By M.P. Pellicer | Stranger Than Fictions Stories
Seventy five years ago a New Mexico rancher give a report to the local sheriff which was quite unique. It was something about finding metallic debris on a ranch about 80 miles from Roswell, New Mexico.
W. W. "Mack" Brazel (1899-1963) never imagined what would come of that report. He was the foreman of the J.B. Foster sheep ranch, and for a couple of weeks he'd been coming across strange metal debris. Without a telephone or radio he was unaware of a slew of UFO reports from across the country. On July 5, he visited the town of Corona and heard of the so-called "flying saucers."
A little over a week before, Kenneth Arnold, an amateur pilot described seeing unusual flying objects over Mount Rainier, Washington that was reported in different newspapers. But, Wednesday, a Boise, Idaho pilot Kenneth Arnold reported he saw '9 bright, saucer-like objects' streaking through the air about 10,000 feet high between Mt. Rainier and Mt. Adams.
Brazel no doubt wondered if what he found on the ranch was somehow connected to these sightings, and he contacted the Chaves County sheriff on July 7, about what he found.
The sheriff contacted the military, and on July 8, 1947 the public information officer at the base issued a statement that the US Army Air Forces had found a "flying disk" at the Foster ranch. There was a retraction soon after, but that genie could never be put back in its bottle. The debris was taken to Ft. Worth Army Air Field in Texas, where experts said it was a crashed weather balloon. But before this announcement could be issued, the New Mexico base had put out their version which called it a flying saucer. Lt. Haut, Roswell's PIO said the commander Col. Blanchard ordered him to use that description. Orwell had coined the term "Cold War" two years before. WWII was over, but the fear of invasion was still present, which is perhaps why the public was quick to accept that further reports of flying saucers and bright objects from across the country, were just rockets or jets being tested by the military. The stories eventually faded from the headlines, but the Roswell Incident would be considered the jumping off point for ufology. Myriad stories and movies about men from outer space and alien science fiction were fueled by these stories of flying discs. Almost five years after the Roswell Incident, UFOs were seen over Washington D.C. Reports came from airline pilots that described flashes of light streaking across the sky. Air Force jets were scrambled but they found nothing.
Fast forward to 1978, when the National Enquirer picked up the story about what happened that summer day in New Mexico.
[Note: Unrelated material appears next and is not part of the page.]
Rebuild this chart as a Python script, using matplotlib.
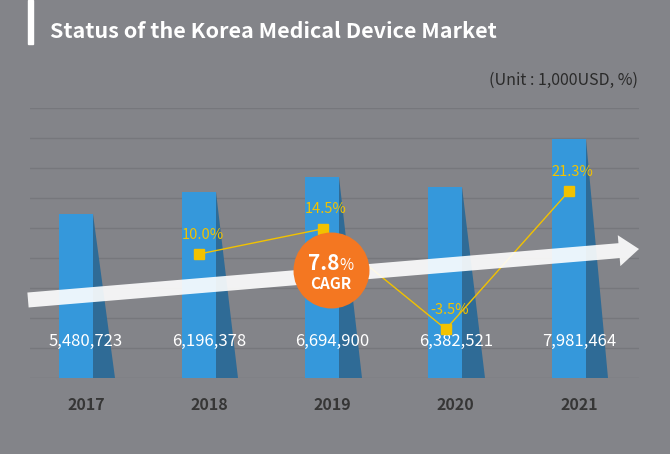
import matplotlib
matplotlib.use('Agg')
import matplotlib.pyplot as plt
from matplotlib.patches import FancyArrow, Polygon
import matplotlib.transforms as mtransforms
import numpy as np

plt.rcParams['font.family'] = ['Noto Sans CJK KR', 'DejaVu Sans']

# data
years = ['2017', '2018', '2019', '2020', '2021']
market = [5480723, 6196378, 6694900, 6382521, 7981464]
growth = [None, 10.0, 14.5, -3.5, 21.3]
cagr = 7.8

bg = '#838489'
blue = '#3598db'
shade = '#2f6b96'
yellow = '#f2c200'
orange = '#f47721'

fig = plt.figure(figsize=(6.7, 4.54), dpi=100)
fig.patch.set_facecolor(bg)
ax = fig.add_axes([30/670, 76/454, 609/670, 270/454])
ax.set_facecolor(bg)

x = np.arange(len(years))
ax.set_xlim(-0.454, 4.487)
ax.set_ylim(0, 9000000)

# grid lines
for g in range(0, 10):
    ax.axhline(g * 1000000, color='#76777c', lw=1, zorder=0)

# bars + shadow triangles
ax.bar(x - 0.222, market, width=0.276, align='edge', color=blue, zorder=2)
for i, v in enumerate(market):
    tri = Polygon([[i + 0.054, v], [i + 0.054, 0], [i + 0.236, 0]],
                  closed=True, color=shade, lw=0, zorder=2)
    ax.add_patch(tri)
    ax.text(i, 1230000, format(v, ','), ha='center', va='center',
            color='white', fontsize=12, zorder=6)

# growth rate on twin axis
ax2 = ax.twinx()
ax2.set_ylim(-12.27, 36.2)
ax2.set_xlim(ax.get_xlim())
gx = [i - 0.08 for i, g in enumerate(growth) if g is not None]
gy = [g for g in growth if g is not None]
ax2.plot(gx, gy, color=yellow, lw=1, zorder=3)
ax2.plot(gx, gy, 's', color=yellow, ms=7.5, lw=0, zorder=7)
for a, b in zip(gx, gy):
    ax2.annotate('%.1f%%' % b, (a, b), xytext=(2.5, 14), textcoords='offset points',
                 ha='center', va='center', color=yellow, fontsize=10.5, zorder=7)

# trend arrow
arr = FancyArrow(0.28, 1.54, 6.11, 0.51, width=0.15, head_width=0.31, head_length=0.2,
                 length_includes_head=True, color='white', alpha=0.9, lw=0,
                 transform=fig.dpi_scale_trans, zorder=5)
ax2.add_patch(arr)
arr.set_clip_on(False)

# CAGR badge
tr = mtransforms.blended_transform_factory(ax.transData, ax.transAxes)
ax2.plot([2 - 0.01], [0.4], 'o', color=orange, ms=54.7, mew=0, transform=tr, zorder=8, clip_on=False)
ax2.text(2 + 0.058, 0.425, '%.1f' % cagr, transform=tr, ha='right', va='center',
         color='white', fontsize=15, fontweight='bold', zorder=9)
ax2.text(2 + 0.058, 0.418, '%', transform=tr, ha='left', va='center',
         color='white', fontsize=11, zorder=9)
ax2.text(2 - 0.01, 0.347, 'CAGR', transform=tr, ha='center', va='center',
         color='white', fontsize=11, fontweight='bold', zorder=9)

for a in (ax, ax2):
    for s in a.spines.values():
        s.set_visible(False)
    a.set_yticks([])
ax2.set_xticks([])
ax.set_xticks(x)
ax.set_xticklabels(years, fontsize=11.5, color='#363636', fontweight='bold')
ax.tick_params(axis='x', length=0, pad=14)

# title and unit
fig.add_artist(plt.Rectangle((28/670, 1 - 44/454), 5/670, 44/454, color='white',
                             transform=fig.transFigure))
fig.text(50/670, 1 - 31/454, 'Status of the Korea Medical Device Market', color='white',
         fontsize=15.5, fontweight='bold', va='center', ha='left')
fig.text(638/670, 1 - 80/454, '(Unit : 1,000USD, %)', color='#2a2a2a',
         fontsize=11.5, va='center', ha='right')

fig.savefig('out.png', dpi=100, facecolor=bg)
Only the year before the film, Close Encounters of the Third Kind had been released, and witnesses who stayed quiet back in 1947 stepped forward to tell of a spacecraft and alien bodies, which only meant one thing: the government had covered it up.
The CIA and military's excuse for the coverup were concerns that it was new technology used by the USSR, and not something from outer space. In 1994, the Air Force issued a 1,000 page report explaining that what was recovered at Roswell was a high-altitude balloon, part of Project MOGUL which was used by the military to intercept Soviet radio transmissions. Eventually they would fall to earth after deflating. In 1997, Hub Corn now owned the ranch where the famous Roswell crash took place. He charged tourists $15 to take a look at the landscape, and let the viewer fill in the details from their imagination as to what once lay among the red desert rocks. An all night "rave" dance party was scheduled for the anniversary of the Roswell Incident at the Corn ranch. By then rumors circulated that Brazel was coerced by the government to keep its secrets, not only of the downed craft, but that there had been a recovery of three to five alien bodies which were taken to the Area 51 military base in Nevada. Many of those who participated, or were witnesses to what occurred in the New Mexico desert in 1947 are now gone, and Roswell's place on the ufology map would not be forgotten again. Since 1996, a 3-day festival takes place on the anniversary of the discovery on the Foster Ranch, which draws thousands of participants. In 2022, more than 40,000 visitors came to the four-day festival, which ran June 30-July 3. It brought in about $2 million.